* begin Provided data *

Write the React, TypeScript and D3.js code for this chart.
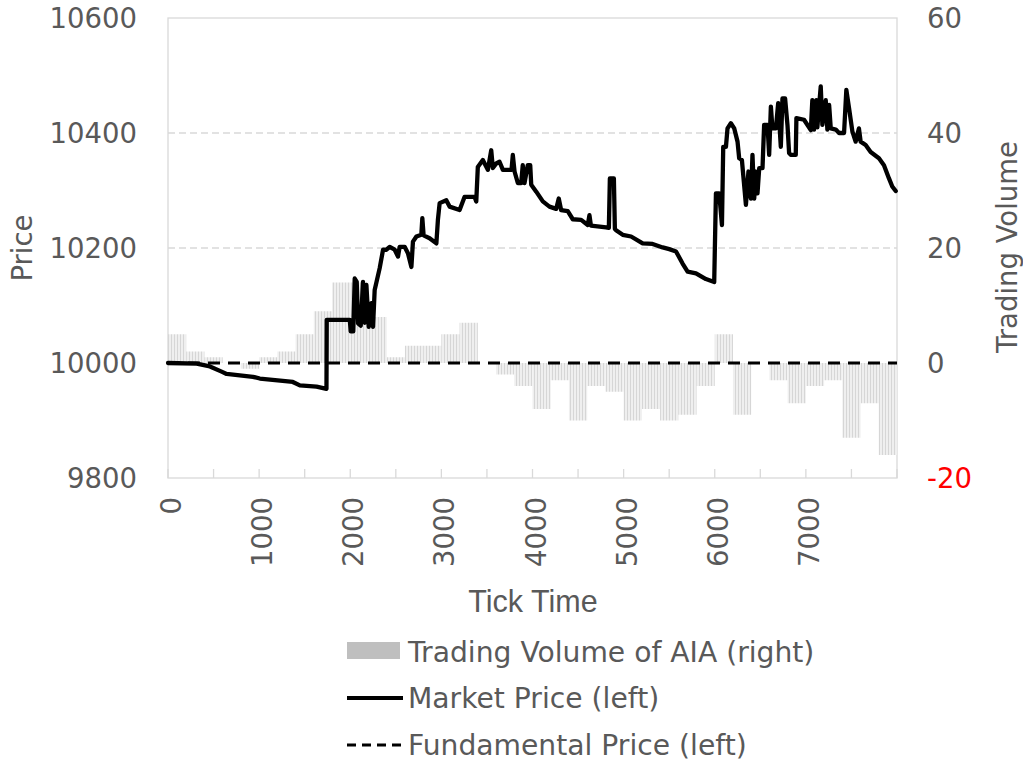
import React from "react";
import * as d3 from "d3";

const volumeBinStarts = [0,200,400,600,800,1000,1200,1400,1600,1800,2000,2200,2400,2600,2800,3000,3200,3400,3600,3800,4000,4200,4400,4600,4800,5000,5200,5400,5600,5800,6000,6200,6400,6600,6800,7000,7200,7400,7600,7800];
const volumeValues = [5,2,1,0,-1,1,2,5,9,14,14,8,1,3,3,5,7,0,-2,-4,-8,-3,-10,-4,-5,-10,-8,-10,-9,-4,5,-9,0,-3,-7,-4,-3,-13,-7,-16];
const volumeBinWidth = 200;

const priceTicks = [0,315,460,588,643,932,1008,1370,1447,1630,1739,1742,1995,2005,2033,2049,2071,2086,2115,2140,2159,2177,2203,2232,2250,2268,2323,2360,2397,2433,2488,2524,2542,2597,2633,2671,2688,2726,2780,2791,2805,2871,2945,2962,2981,3054,3090,3200,3255,3364,3383,3400,3455,3510,3547,3565,3602,3638,3675,3770,3784,3803,3839,3876,3893,3912,3948,3975,3986,4041,4113,4186,4260,4288,4314,4387,4442,4534,4606,4625,4641,4808,4838,4849,4893,4904,4917,4990,5082,5209,5318,5428,5501,5575,5647,5702,5794,5903,5994,6013,6049,6079,6093,6123,6140,6177,6214,6250,6268,6298,6342,6370,6397,6414,6433,6451,6469,6488,6524,6542,6579,6597,6616,6633,6671,6696,6725,6743,6772,6798,6816,6834,6871,6889,6896,6980,7054,7071,7090,7115,7126,7163,7181,7218,7236,7255,7273,7328,7364,7419,7444,7474,7510,7546,7582,7601,7656,7711,7802,7857,7912,7948,7986];
const marketPrices = [10000,9999,9994,9985,9981,9976,9973,9967,9961,9959,9955,10075,10075,10055,10055,10147,10141,10069,10065,10141,10070,10136,10063,10104,10063,10127,10165,10197,10197,10202,10197,10185,10202,10202,10191,10167,10211,10220,10223,10252,10222,10217,10208,10249,10278,10283,10272,10266,10289,10289,10281,10341,10353,10336,10370,10339,10347,10350,10336,10336,10362,10333,10313,10313,10344,10313,10344,10344,10310,10298,10281,10272,10268,10286,10266,10264,10250,10249,10240,10257,10239,10236,10235,10321,10321,10233,10231,10223,10220,10208,10207,10201,10198,10194,10173,10159,10156,10146,10141,10295,10295,10240,10376,10376,10408,10417,10408,10385,10356,10353,10275,10333,10286,10362,10286,10333,10295,10339,10339,10414,10414,10362,10446,10408,10408,10452,10376,10460,10460,10414,10365,10362,10362,10362,10426,10423,10405,10457,10406,10457,10410,10481,10414,10457,10406,10449,10408,10406,10400,10400,10475,10443,10403,10385,10408,10385,10379,10367,10356,10344,10321,10307,10299];

const fundamentalTicks = [0, 8000];
const fundamentalPrices = [10000, 10000];

const xTickMarks = d3.range(0, 8001, 500);
const xTickLabels = [0,1000,2000,3000,4000,5000,6000,7000];
const leftTicks = [9800,10000,10200,10400,10600];
const leftGrid = [10200,10400];
const rightTicks = [-20,0,20,40,60];

const legendItems = ["Trading Volume of AIA (right)", "Market Price (left)", "Fundamental Price (left)"];

export default function App() {
  const W = 1023, H = 765;
  const L = 168, R = 897, T = 18, B = 478;
  const x = d3.scaleLinear().domain([0, 8000]).range([L, R]);
  const yL = d3.scaleLinear().domain([9800, 10600]).range([B, T]);
  const yR = d3.scaleLinear().domain([-20, 60]).range([B, T]);
  const txt = "#595959";
  const font = "DejaVu Sans, Verdana, sans-serif";

  const line = d3.line<number>().x((d, i) => x(priceTicks[i])).y((d) => yL(d));
  const fline = d3.line<number>().x((d, i) => x(fundamentalTicks[i])).y((d) => yL(d));

  return (
    <svg width={W} height={H} style={{ position: "absolute", left: 0, top: 0, background: "#fff" }}>
      <defs>
        <pattern id="stripes" width="3" height="10" patternUnits="userSpaceOnUse">
          <rect width="3" height="10" fill="#efefef" />
          <rect width="1" height="10" fill="#d6d6d6" />
        </pattern>
      </defs>
      {leftGrid.map((v) => (
        <line key={v} x1={L} x2={R} y1={yL(v)} y2={yL(v)} stroke="#d9d9d9" strokeWidth={1.3} strokeDasharray="7,4" />
      ))}
      <rect x={L} y={T} width={R - L} height={B - T} fill="none" stroke="#d9d9d9" strokeWidth={1.3} />
      {xTickMarks.map((t) => (
        <line key={t} x1={x(t)} x2={x(t)} y1={B} y2={B - 9} stroke="#d9d9d9" strokeWidth={1.3} />
      ))}
      {volumeValues.map((v, i) => {
        const x0 = x(volumeBinStarts[i]);
        const x1 = x(volumeBinStarts[i] + volumeBinWidth);
        const y0 = yR(Math.max(0, v));
        const y1 = yR(Math.min(0, v));
        return <rect key={i} x={x0} y={y0} width={x1 - x0} height={y1 - y0} fill="url(#stripes)" />;
      })}
      <path d={fline(fundamentalPrices) || ""} fill="none" stroke="#000" strokeWidth={3} strokeDasharray="12,8" />
      <path d={line(marketPrices) || ""} fill="none" stroke="#000" strokeWidth={4.3} strokeLinejoin="round" strokeLinecap="round" />
      {leftTicks.map((v) => (
        <text key={v} x={137} y={yL(v)} textAnchor="end" dominantBaseline="central" fontFamily={font} fontSize={27.5} fill={txt}>{v}</text>
      ))}
      {rightTicks.map((v) => (
        <text key={v} x={927} y={yR(v)} textAnchor="start" dominantBaseline="central" fontFamily={font} fontSize={27.5} fill={v < 0 ? "#ff0000" : txt}>{v}</text>
      ))}
      {xTickLabels.map((t) => (
        <text key={t} transform={`translate(${x(t) + 3},${497}) rotate(-90)`} textAnchor="end" dominantBaseline="central" fontFamily={font} fontSize={27.5} fill={txt}>{t}</text>
      ))}
      <text x={533} y={601} textAnchor="middle" dominantBaseline="central" fontFamily="Liberation Sans, Arial, sans-serif" fontSize={30.5} fill={txt}>Tick Time</text>
      <text transform={`translate(22,248) rotate(-90)`} textAnchor="middle" dominantBaseline="central" fontFamily={font} fontSize={27.5} fill={txt}>Price</text>
      <text transform={`translate(1007,247) rotate(-90)`} textAnchor="middle" dominantBaseline="central" fontFamily={font} fontSize={27.5} fill={txt}>Trading Volume</text>
      <rect x={347} y={642} width={53} height={17} fill="#bfbfbf" />
      <line x1={347} x2={403} y1={698} y2={698} stroke="#000" strokeWidth={4} />
      <line x1={347} x2={403} y1={745} y2={745} stroke="#000" strokeWidth={2.8} strokeDasharray="9,6" />
      {legendItems.map((s, i) => (
        <text key={s} x={408} y={652 + i * 46.5} dominantBaseline="central" fontFamily={font} fontSize={28.2} fill={txt}>{s}</text>
      ))}
    </svg>
  );
}
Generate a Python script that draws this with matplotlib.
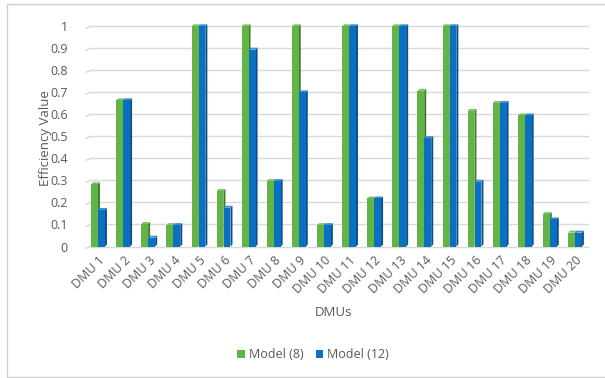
import matplotlib
matplotlib.use("Agg")
import matplotlib.pyplot as plt
from matplotlib.collections import PolyCollection
from matplotlib.patches import Rectangle
import numpy as np

categories = [f"DMU {i}" for i in range(1, 21)]
model_8 = [0.283, 0.664, 0.102, 0.097, 1.0, 0.252, 1.0, 0.297, 1.0, 0.097,
           1.0, 0.218, 1.0, 0.707, 1.0, 0.616, 0.652, 0.595, 0.147, 0.063]
model_12 = [0.166, 0.664, 0.040, 0.097, 1.0, 0.176, 0.894, 0.297, 0.700, 0.097,
            1.0, 0.218, 1.0, 0.492, 1.0, 0.294, 0.652, 0.595, 0.123, 0.063]
series_names = ["Model (8)", "Model (12)"]

text_color = "#595959"
grid_color = "#D9D9D9"
front_colors = ["#62B446", "#0A71C0"]
side_colors = ["#3E7D2B", "#08508C"]
top_colors = ["#7CC463", "#3A8ED0"]

plt.rcParams["font.family"] = ["Open Sans", "DejaVu Sans"]

fig = plt.figure(figsize=(6.05, 3.78), dpi=100)
ax = fig.add_axes([86 / 605, 1 - 246.5 / 378, 502 / 605, 220.2 / 378])

x = np.arange(len(categories))
width = 0.27
offsets = [-0.16, 0.12]
dx, dy = 0.08, 0.009  # depth of the 3D bar faces (data units)

# horizontal gridlines with a short receding segment at the left wall
yticks = np.round(np.arange(0, 1.01, 0.1), 1)
for yv in yticks:
    ax.plot([-0.5 + 0.2, 19.5], [yv, yv], color=grid_color, lw=1.0, zorder=0,
            clip_on=False)
    ax.plot([-0.5, -0.5 + 0.2], [yv - 0.008, yv], color=grid_color, lw=1.0,
            zorder=0, clip_on=False)

for k, vals in enumerate([model_8, model_12]):
    centers = x + offsets[k]
    x0 = centers - width / 2
    x1 = centers + width / 2
    sides = [[(a1, 0), (a1 + dx, dy), (a1 + dx, h + dy), (a1, h)]
             for a1, h in zip(x1, vals)]
    tops = [[(a0, h), (a1, h), (a1 + dx, h + dy), (a0 + dx, h + dy)]
            for a0, a1, h in zip(x0, x1, vals)]
    z = 2 + k * 3
    ax.add_collection(PolyCollection(sides, facecolors=side_colors[k],
                                     edgecolors="none", zorder=z, clip_on=False))
    ax.add_collection(PolyCollection(tops, facecolors=top_colors[k],
                                     edgecolors="none", zorder=z + 1, clip_on=False))
    ax.bar(centers, vals, width=width, color=front_colors[k], zorder=z + 2,
           label=series_names[k], clip_on=False)

ax.set_xlim(-0.5, 19.5)
ax.set_ylim(0, 1)
ax.set_yticks(yticks)
ax.set_yticklabels([f"{v:g}" for v in yticks])
ax.set_xticks(x)
ax.set_xticklabels(categories, rotation=45, ha="right", rotation_mode="anchor")
ax.tick_params(axis="both", length=0, colors=text_color, labelsize=9)
ax.tick_params(axis="y", pad=13)
ax.tick_params(axis="x", pad=5)
for sp in ax.spines.values():
    sp.set_visible(False)

fig.text(45 / 605, 1 - 138 / 378, "Efficiency Value", color=text_color,
         fontsize=9.5, rotation=90, ha="center", va="center")
fig.text(333 / 605, 1 - 313 / 378, "DMUs", color=text_color, fontsize=9.5,
         ha="center", va="center")

handles, labels = ax.get_legend_handles_labels()
leg = fig.legend(handles, labels, loc="center", ncol=2,
                 bbox_to_anchor=(313 / 605, 1 - 355 / 378), frameon=False,
                 fontsize=9, handlelength=0.6, handleheight=0.6,
                 handletextpad=0.3, columnspacing=1.0)
for t in leg.get_texts():
    t.set_color(text_color)

# chart area frame
fig.patches.append(Rectangle((7 / 605, 1 / 378), 1.2, 373 / 378,
                             transform=fig.transFigure, fill=False,
                             edgecolor="#D0D0D0", lw=1.0))

fig.savefig("out.png", dpi=100)
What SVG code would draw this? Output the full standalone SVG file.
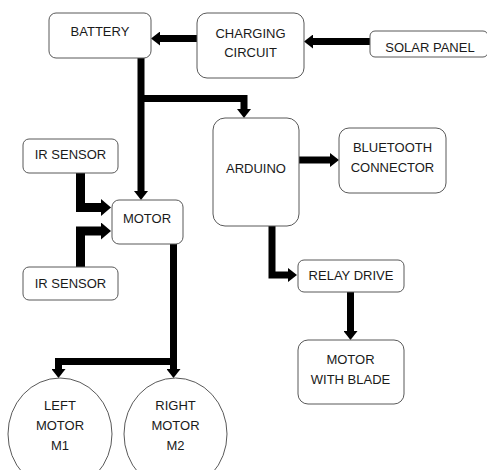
<svg xmlns="http://www.w3.org/2000/svg" width="487" height="470" viewBox="0 0 487 470">
<defs>
<style>
.box{fill:#fff;stroke:#595959;stroke-width:1}
.t{font-family:"Liberation Sans",Arial,sans-serif;font-size:13px;fill:#1a1a1a;text-anchor:middle}
.c{fill:none;stroke:#000;stroke-width:7;stroke-linejoin:miter}
.c2{fill:none;stroke:#000;stroke-width:9;stroke-linejoin:miter}
</style>
<marker id="ah" markerUnits="userSpaceOnUse" markerWidth="10" markerHeight="14" refX="0" refY="7" orient="auto">
<path d="M0,0 L9,7 L0,14 Z" fill="#000"/>
</marker>
<marker id="ah2" markerUnits="userSpaceOnUse" markerWidth="11" markerHeight="17" refX="0" refY="8.5" orient="auto">
<path d="M0,0 L10,8.5 L0,17 Z" fill="#000"/>
</marker>
</defs>
<rect width="487" height="470" fill="#fff"/>
<g id="connectors">
<path class="c" d="M370,41.5 H313" marker-end="url(#ah)"/>
<path class="c" d="M197,38.5 H160" marker-end="url(#ah)"/>
<path class="c" d="M141,58 V191" marker-end="url(#ah)"/>
<path class="c" d="M141,98.5 H244 V109" marker-end="url(#ah)"/>
<path class="c" d="M299,160 H330" marker-end="url(#ah)"/>
<path class="c" d="M272,226 V275 H288" marker-end="url(#ah)"/>
<path class="c" d="M350.5,292 V331" marker-end="url(#ah)"/>
<path class="c2" d="M80.5,173 V207.5 H101" marker-end="url(#ah2)"/>
<path class="c2" d="M80.5,267 V231 H101" marker-end="url(#ah2)"/>
<path class="c" d="M173.5,244 V369" marker-end="url(#ah)"/>
<path class="c" d="M173.5,361.5 H58.5 V369" marker-end="url(#ah)"/>
</g>
<g id="battery"><rect class="box" x="49" y="13" width="102" height="45" rx="7"/><text class="t" x="100" y="36">BATTERY</text></g>
<g id="charging"><rect class="box" x="197" y="13" width="107" height="65" rx="10"/><text class="t" x="250.5" y="38">CHARGING</text><text class="t" x="250.5" y="57">CIRCUIT</text></g>
<g id="solar"><rect class="box" x="370" y="31" width="118" height="26" rx="5"/><text class="t" x="430" y="52">SOLAR PANEL</text></g>
<g id="arduino"><rect class="box" x="213" y="118" width="86" height="108" rx="12"/><text class="t" x="256" y="173">ARDUINO</text></g>
<g id="bluetooth"><rect class="box" x="339" y="128" width="107" height="65" rx="10"/><text class="t" x="392.5" y="152">BLUETOOTH</text><text class="t" x="392.5" y="172">CONNECTOR</text></g>
<g id="relay"><rect class="box" x="298" y="260" width="106" height="32" rx="6"/><text class="t" x="351" y="280">RELAY DRIVE</text></g>
<g id="blade"><rect class="box" x="298" y="340" width="106" height="64" rx="10"/><text class="t" x="350.5" y="364">MOTOR</text><text class="t" x="350.5" y="384">WITH BLADE</text></g>
<g id="ir1"><rect class="box" x="23" y="139" width="95" height="34" rx="6"/><text class="t" x="70.5" y="159">IR SENSOR</text></g>
<g id="ir2"><rect class="box" x="23" y="267" width="95" height="33" rx="6"/><text class="t" x="70.5" y="288">IR SENSOR</text></g>
<g id="motor"><rect class="box" x="112" y="200" width="71" height="44" rx="7"/><text class="t" x="147" y="223">MOTOR</text></g>
<g id="leftmotor"><ellipse class="box" cx="60" cy="434" rx="52" ry="56"/><text class="t" x="60" y="410">LEFT</text><text class="t" x="60" y="430">MOTOR</text><text class="t" x="60" y="450">M1</text></g>
<g id="rightmotor"><ellipse class="box" cx="175.5" cy="434" rx="51.5" ry="56"/><text class="t" x="175.5" y="410">RIGHT</text><text class="t" x="175.5" y="430">MOTOR</text><text class="t" x="175.5" y="450">M2</text></g>
</svg>
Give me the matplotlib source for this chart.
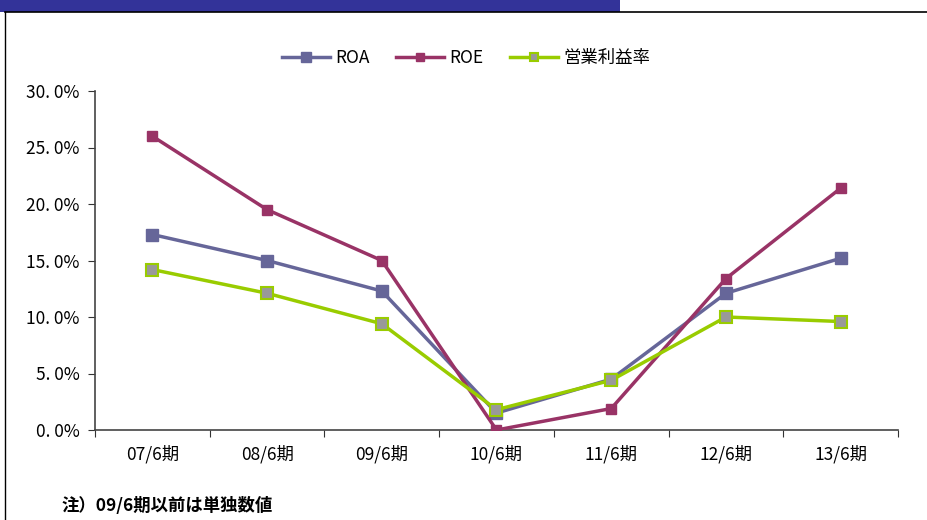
import matplotlib
matplotlib.use("Agg")
import matplotlib.pyplot as plt
from matplotlib.patches import Rectangle
from matplotlib.lines import Line2D
from matplotlib.ticker import FuncFormatter, FixedLocator

plt.rcParams['font.family'] = ['Noto Sans CJK JP', 'DejaVu Sans']

categories = ["07/6期", "08/6期", "09/6期", "10/6期", "11/6期", "12/6期", "13/6期"]
roa = [17.3, 15.0, 12.3, 1.5, 4.5, 12.1, 15.2]
roe = [26.0, 19.5, 15.0, 0.0, 1.9, 13.4, 21.4]
op_margin = [14.2, 12.1, 9.4, 1.8, 4.4, 10.0, 9.6]
series_names = ["ROA", "ROE", "営業利益率"]
note = "注）09/6期以前は単独数値"

fig = plt.figure(figsize=(9.28, 5.2), dpi=100)
W, H = 928, 520

# top banner and frame
fig.patches.append(Rectangle((0, 1 - 12 / H), 620 / W, 12 / H, transform=fig.transFigure,
                             facecolor="#333399", edgecolor="none"))
fig.lines.append(Line2D([5 / W, 1], [1 - 12 / H, 1 - 12 / H], transform=fig.transFigure,
                        color="black", lw=1.2))
fig.lines.append(Line2D([5 / W, 5 / W], [0, 1 - 12 / H], transform=fig.transFigure,
                        color="black", lw=1.0))

ax = fig.add_axes([95 / W, 1 - 430 / H, (898 - 95) / W, (430 - 91) / H])
x = list(range(len(categories)))

ax.plot(x, roa, color="#666699", lw=2.5, marker="s", ms=9, mfc="#666699", mec="#666699",
        label=series_names[0], zorder=3)
ax.plot(x, roe, color="#993366", lw=2.5, marker="s", ms=7, mfc="#993366", mec="#993366",
        label=series_names[1], zorder=4)
ax.plot(x, op_margin, color="#99CC00", lw=2.5, marker="s", ms=8, mfc="#999999", mec="#99CC00",
        mew=1.5, label=series_names[2], zorder=5)

ax.set_xlim(-0.5, len(categories) - 0.5)
ax.set_ylim(0, 30)
ax.set_yticks([0, 5, 10, 15, 20, 25, 30])
ax.yaxis.set_major_formatter(FuncFormatter(lambda v, p: f"{v:.1f}%".replace(".", ". ")))
ax.xaxis.set_major_locator(FixedLocator([i - 0.5 for i in range(len(categories) + 1)]))
ax.xaxis.set_major_formatter(FuncFormatter(lambda v, p: ""))
ax.set_xticks(x, minor=True)
ax.set_xticklabels(categories, minor=True)
ax.tick_params(axis="x", which="minor", length=0, pad=11, labelsize=12.5)
ax.tick_params(axis="x", which="major", length=5, direction="out", color="#333333")
ax.tick_params(axis="y", length=5, direction="out", labelsize=12.5, pad=6, color="#333333")
for s in ["top", "right"]:
    ax.spines[s].set_visible(False)
for s in ["left", "bottom"]:
    ax.spines[s].set_color("#444444")
    ax.spines[s].set_linewidth(1.2)
ax.set_facecolor("none")

leg = ax.legend(loc="center", bbox_to_anchor=(466 / W, 1 - 58 / H), bbox_transform=fig.transFigure,
                ncol=3, frameon=False, columnspacing=1.5, handlelength=2.8,
                handletextpad=0.3, markerscale=0.8, prop={'size': 12.5})

fig.text(62 / W, 1 - 506 / H, note, fontsize=12.5, fontweight="bold", va="center", ha="left")

fig.savefig("out.png", dpi=100)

* end Provided data *

Up to and including the line containing "const volumeBinWidth = 200;", quote each line of the entries above from the very first, please, exactly and without images.

## Answer below
Write the React, TypeScript and D3.js code for this chart.
import React from "react";
import * as d3 from "d3";

const volumeBinStarts = [0,200,400,600,800,1000,1200,1400,1600,1800,2000,2200,2400,2600,2800,3000,3200,3400,3600,3800,4000,4200,4400,4600,4800,5000,5200,5400,5600,5800,6000,6200,6400,6600,6800,7000,7200,7400,7600,7800];
const volumeValues = [5,2,1,0,-1,1,2,5,9,14,14,8,1,3,3,5,7,0,-2,-4,-8,-3,-10,-4,-5,-10,-8,-10,-9,-4,5,-9,0,-3,-7,-4,-3,-13,-7,-16];
const volumeBinWidth = 200;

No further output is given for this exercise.